The stated purpose of the Act is to require the reporting of information about financial relationships in the Ontario healthcare system.  It enables the collection, analysis and publication of that information in order to increase transparency, provide patients with information that may assist in making healthcare decisions, and provide information for research, evaluation, planning and policy analysis.  The Act provides for broad reporting obligations, and many details (discussed further below) are left to be prescribed by regulation, copies of which are not yet available.

As we reported, Bill 160 was introduced on September 27, 2017.  As we also reported, it was referred to committee where consultation occurred.  The only change made to the Act since it was introduced is a change to the definition of “personal information” which now excludes personal health information.  The Act provides that the Minister may collect personal information, which now excludes personal health information as defined in the Personal Health Information Protection Act.

Summary of the Act

The Act provides for the reporting of transfers of value.

What must be reported? 

Any transfer of value provided directly or indirectly by a “payor” to a “recipient” must be reported to the Minister unless the transfer is exempt by regulations, due to a low dollar value or otherwise.  If required by the Minister, intermediaries or affiliates involved in the transaction may also be required to report transfers.

Who is a Payor?

Payor is defined as any person who provides a transfer of value to a recipient and is:

  • a manufacturer selling a medical product (drug, device, or any other prescribed product) whether under its own name or a name or mark that is owned or controlled by it;
  • a person who fabricates, produces, processes, assembles, packages, or labels a medical product on behalf of a manufacturer;
  • a wholesaler, distributor, importer, or broker of a medical product;
  • a marketing firm or person who markets or promotes a medical product;
  • a person who organizes continuing education on behalf of a manufacturer; or
  • a person otherwise prescribed in regulation.

Who is a Recipient?

A recipient is a person, prescribed by regulation, who receives a transfer of value.  As we noted above, regulations are not yet available and the types of persons who will be considered recipients remains unknown.

What information must be reported?

The following information must be reported:

  • the name and address of each party to the transaction (party includes the payor, the recipient, and any intermediary);
  • the source of the transfer if it is reported by an intermediary or affiliate;
  • the date of the transfer;
  • the dollar value or, in the case of non-monetary transfers, the approximate dollar value;
  • a description of the transfer including the reason for it; and
  • any other prescribed information.

The payor is responsible for collecting any necessary information from the recipient in order to report to the Minister.

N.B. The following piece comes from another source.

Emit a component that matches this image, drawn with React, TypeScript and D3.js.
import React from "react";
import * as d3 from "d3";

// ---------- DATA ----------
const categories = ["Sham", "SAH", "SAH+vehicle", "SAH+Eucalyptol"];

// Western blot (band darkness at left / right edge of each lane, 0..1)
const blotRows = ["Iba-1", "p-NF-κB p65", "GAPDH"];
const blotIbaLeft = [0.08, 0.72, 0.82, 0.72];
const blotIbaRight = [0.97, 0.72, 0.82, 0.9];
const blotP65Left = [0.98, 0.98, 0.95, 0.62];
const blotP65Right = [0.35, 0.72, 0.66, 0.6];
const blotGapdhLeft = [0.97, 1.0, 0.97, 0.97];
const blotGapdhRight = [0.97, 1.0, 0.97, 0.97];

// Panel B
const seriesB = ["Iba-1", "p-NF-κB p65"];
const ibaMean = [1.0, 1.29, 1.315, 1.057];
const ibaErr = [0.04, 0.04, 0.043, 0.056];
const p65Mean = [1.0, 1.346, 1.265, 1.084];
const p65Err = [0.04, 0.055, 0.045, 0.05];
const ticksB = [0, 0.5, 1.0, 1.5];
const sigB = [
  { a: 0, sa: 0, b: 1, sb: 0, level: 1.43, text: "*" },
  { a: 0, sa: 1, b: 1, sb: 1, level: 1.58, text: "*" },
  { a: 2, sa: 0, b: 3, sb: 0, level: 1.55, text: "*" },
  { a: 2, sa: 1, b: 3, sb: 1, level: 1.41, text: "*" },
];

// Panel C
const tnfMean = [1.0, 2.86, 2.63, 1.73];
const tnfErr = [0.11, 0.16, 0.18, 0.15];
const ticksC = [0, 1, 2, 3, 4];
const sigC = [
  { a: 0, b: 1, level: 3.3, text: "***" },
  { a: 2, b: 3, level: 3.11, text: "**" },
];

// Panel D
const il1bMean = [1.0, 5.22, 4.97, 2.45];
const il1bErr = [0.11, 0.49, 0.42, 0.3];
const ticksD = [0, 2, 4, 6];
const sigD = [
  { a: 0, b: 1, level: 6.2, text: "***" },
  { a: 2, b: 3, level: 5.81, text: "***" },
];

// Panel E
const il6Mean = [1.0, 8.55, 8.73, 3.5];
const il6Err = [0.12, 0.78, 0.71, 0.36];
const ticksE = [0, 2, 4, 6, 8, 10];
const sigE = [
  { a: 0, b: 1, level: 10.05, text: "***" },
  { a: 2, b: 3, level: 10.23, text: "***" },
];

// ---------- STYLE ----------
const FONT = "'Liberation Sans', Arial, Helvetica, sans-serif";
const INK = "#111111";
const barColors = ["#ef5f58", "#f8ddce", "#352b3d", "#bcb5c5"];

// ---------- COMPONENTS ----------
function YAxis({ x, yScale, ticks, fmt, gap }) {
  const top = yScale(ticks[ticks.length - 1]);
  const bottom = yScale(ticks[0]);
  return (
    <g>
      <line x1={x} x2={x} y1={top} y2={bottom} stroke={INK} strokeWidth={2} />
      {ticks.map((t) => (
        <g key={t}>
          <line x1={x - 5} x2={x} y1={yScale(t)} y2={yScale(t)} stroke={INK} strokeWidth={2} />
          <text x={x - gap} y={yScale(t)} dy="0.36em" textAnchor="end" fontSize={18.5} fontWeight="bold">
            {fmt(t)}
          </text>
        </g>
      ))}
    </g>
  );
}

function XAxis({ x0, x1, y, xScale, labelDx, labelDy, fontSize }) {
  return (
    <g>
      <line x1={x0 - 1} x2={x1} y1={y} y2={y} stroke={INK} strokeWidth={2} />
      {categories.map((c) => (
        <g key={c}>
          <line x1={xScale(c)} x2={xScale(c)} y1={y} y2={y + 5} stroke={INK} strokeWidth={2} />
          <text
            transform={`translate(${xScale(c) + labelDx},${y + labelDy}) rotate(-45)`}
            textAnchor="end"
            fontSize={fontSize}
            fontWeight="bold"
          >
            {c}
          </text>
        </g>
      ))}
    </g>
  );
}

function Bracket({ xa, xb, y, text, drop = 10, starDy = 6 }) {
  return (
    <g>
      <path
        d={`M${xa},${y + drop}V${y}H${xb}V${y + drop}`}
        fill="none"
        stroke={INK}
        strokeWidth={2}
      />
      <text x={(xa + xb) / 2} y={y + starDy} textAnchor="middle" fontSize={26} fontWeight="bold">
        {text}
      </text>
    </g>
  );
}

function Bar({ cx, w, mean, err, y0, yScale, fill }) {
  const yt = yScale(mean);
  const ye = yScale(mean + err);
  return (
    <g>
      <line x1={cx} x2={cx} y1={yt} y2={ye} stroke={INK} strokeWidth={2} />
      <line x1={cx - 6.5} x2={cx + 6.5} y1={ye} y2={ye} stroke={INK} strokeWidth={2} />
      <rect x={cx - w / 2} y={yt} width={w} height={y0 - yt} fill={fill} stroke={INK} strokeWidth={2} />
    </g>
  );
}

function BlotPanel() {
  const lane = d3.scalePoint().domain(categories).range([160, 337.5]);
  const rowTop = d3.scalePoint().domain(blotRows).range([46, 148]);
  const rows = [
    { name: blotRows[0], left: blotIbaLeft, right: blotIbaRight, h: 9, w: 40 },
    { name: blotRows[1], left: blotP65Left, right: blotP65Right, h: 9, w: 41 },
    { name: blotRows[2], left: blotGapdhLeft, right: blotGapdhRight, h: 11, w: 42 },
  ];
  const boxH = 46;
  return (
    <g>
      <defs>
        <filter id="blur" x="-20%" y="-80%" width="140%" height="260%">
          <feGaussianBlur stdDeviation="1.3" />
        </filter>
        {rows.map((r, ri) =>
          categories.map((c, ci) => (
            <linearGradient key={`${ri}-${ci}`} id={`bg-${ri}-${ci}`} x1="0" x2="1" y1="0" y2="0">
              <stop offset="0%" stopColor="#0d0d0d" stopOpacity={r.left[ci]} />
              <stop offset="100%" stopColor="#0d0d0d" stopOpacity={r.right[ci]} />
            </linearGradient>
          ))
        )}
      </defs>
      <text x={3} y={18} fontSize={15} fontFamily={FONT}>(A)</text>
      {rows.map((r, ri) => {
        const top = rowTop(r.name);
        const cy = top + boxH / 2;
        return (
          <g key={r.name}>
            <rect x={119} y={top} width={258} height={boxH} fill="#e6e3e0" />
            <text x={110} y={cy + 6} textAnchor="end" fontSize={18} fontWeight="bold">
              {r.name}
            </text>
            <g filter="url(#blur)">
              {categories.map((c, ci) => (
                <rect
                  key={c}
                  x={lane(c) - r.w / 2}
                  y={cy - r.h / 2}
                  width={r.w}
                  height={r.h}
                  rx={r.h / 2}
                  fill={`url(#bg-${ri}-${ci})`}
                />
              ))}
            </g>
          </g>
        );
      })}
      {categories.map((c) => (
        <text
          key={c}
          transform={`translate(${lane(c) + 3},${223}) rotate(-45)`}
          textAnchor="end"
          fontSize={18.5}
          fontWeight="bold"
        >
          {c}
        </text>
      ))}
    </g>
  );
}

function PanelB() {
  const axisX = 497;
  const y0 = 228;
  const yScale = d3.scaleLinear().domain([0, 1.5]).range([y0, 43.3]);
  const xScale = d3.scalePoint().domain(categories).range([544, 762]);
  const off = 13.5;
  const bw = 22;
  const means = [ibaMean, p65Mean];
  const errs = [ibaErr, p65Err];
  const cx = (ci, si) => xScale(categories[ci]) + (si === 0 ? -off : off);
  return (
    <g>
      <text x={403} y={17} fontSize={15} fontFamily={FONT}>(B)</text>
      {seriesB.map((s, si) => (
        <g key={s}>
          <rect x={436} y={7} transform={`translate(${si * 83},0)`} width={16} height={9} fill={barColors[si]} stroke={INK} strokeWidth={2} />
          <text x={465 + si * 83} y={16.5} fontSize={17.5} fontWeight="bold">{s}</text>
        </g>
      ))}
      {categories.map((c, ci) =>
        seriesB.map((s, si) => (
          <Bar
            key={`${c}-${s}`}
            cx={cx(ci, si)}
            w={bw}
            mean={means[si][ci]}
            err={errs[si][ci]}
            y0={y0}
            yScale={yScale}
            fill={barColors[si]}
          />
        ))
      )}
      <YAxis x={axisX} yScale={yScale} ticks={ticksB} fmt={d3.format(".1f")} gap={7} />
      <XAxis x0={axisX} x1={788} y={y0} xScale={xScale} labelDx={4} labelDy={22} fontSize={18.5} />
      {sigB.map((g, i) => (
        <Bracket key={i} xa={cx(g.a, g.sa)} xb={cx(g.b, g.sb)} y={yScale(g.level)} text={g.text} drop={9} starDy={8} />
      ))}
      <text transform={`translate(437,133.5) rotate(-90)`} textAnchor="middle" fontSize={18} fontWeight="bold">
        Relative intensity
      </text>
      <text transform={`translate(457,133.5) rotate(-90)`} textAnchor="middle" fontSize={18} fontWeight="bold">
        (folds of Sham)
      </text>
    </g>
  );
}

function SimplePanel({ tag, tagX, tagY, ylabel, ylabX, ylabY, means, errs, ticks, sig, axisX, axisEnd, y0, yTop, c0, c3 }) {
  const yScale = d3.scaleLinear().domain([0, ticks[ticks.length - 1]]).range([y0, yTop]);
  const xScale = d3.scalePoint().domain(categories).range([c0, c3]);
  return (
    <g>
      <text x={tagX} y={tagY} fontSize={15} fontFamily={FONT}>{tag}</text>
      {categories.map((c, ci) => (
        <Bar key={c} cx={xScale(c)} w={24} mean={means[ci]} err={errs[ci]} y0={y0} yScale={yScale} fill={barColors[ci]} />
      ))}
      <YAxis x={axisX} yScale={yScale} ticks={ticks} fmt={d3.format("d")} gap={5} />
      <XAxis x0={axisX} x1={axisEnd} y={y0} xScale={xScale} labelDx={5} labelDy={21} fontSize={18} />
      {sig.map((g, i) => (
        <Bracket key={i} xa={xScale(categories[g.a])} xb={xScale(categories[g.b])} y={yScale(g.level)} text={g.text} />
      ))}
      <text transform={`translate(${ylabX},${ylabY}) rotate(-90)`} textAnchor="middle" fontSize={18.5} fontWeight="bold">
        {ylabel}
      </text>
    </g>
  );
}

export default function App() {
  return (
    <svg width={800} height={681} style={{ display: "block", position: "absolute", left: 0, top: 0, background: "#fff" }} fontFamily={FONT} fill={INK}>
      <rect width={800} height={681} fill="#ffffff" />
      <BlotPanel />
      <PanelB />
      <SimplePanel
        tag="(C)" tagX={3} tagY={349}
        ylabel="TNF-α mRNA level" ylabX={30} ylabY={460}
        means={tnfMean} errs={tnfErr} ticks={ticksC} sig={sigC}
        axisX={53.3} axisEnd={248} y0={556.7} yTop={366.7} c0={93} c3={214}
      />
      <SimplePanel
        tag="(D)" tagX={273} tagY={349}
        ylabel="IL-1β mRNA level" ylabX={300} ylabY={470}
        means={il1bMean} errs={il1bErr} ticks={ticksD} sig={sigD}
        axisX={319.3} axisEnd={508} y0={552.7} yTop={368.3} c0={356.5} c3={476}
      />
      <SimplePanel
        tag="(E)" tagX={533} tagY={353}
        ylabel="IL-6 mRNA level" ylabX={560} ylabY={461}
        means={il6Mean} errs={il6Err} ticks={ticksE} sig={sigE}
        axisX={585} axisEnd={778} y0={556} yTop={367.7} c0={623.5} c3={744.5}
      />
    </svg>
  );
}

How must transfers of value be reported?

This has yet to be announced.  The frequency and method of reporting are to be prescribed by regulation, and records must be kept for a length of time to be prescribed by regulation.

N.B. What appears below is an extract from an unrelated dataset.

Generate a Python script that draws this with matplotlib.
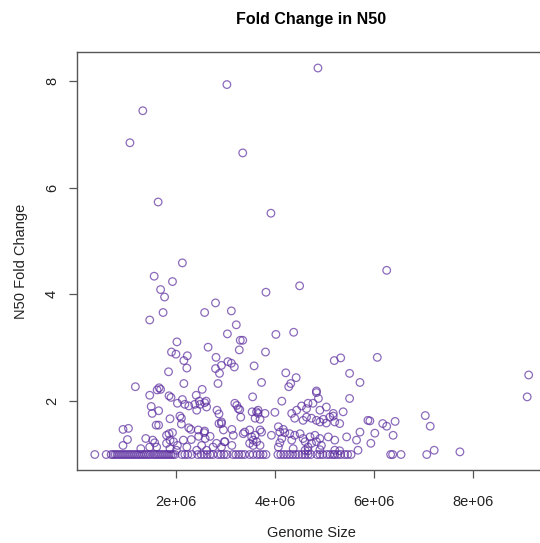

What will the Government do with the Information? 

The Act provides that the Minister shall disclose the information (including personal information) on a website, analyse the information and, if appropriate, publish the result of any analysis.

How will it be Enforced?

The Act provides for enforcement and offences including considerable inspection powers that would allow inspectors to enter premises without a warrant at any reasonable time should they believe that a record relating to a transaction may be located there in order to determine compliance.

If the Minister or an inspector has grounds to believe that a person has failed to comply with the Act or regulations, they may serve a compliance order requiring the person to take actions in order to comply with the legislation.  A person served with a compliance order has 14 days to make submissions, otherwise they must comply with the order.  If no submissions are made within 14 days or the Minister confirms the order following review of submissions, the name of the person and a description of non-compliance will be published on a website.

What else does the Act cover?

The Act also provides details as to the ability to correct information and notice requirements pursuant to the Freedom of Information and Protection of Privacy Act.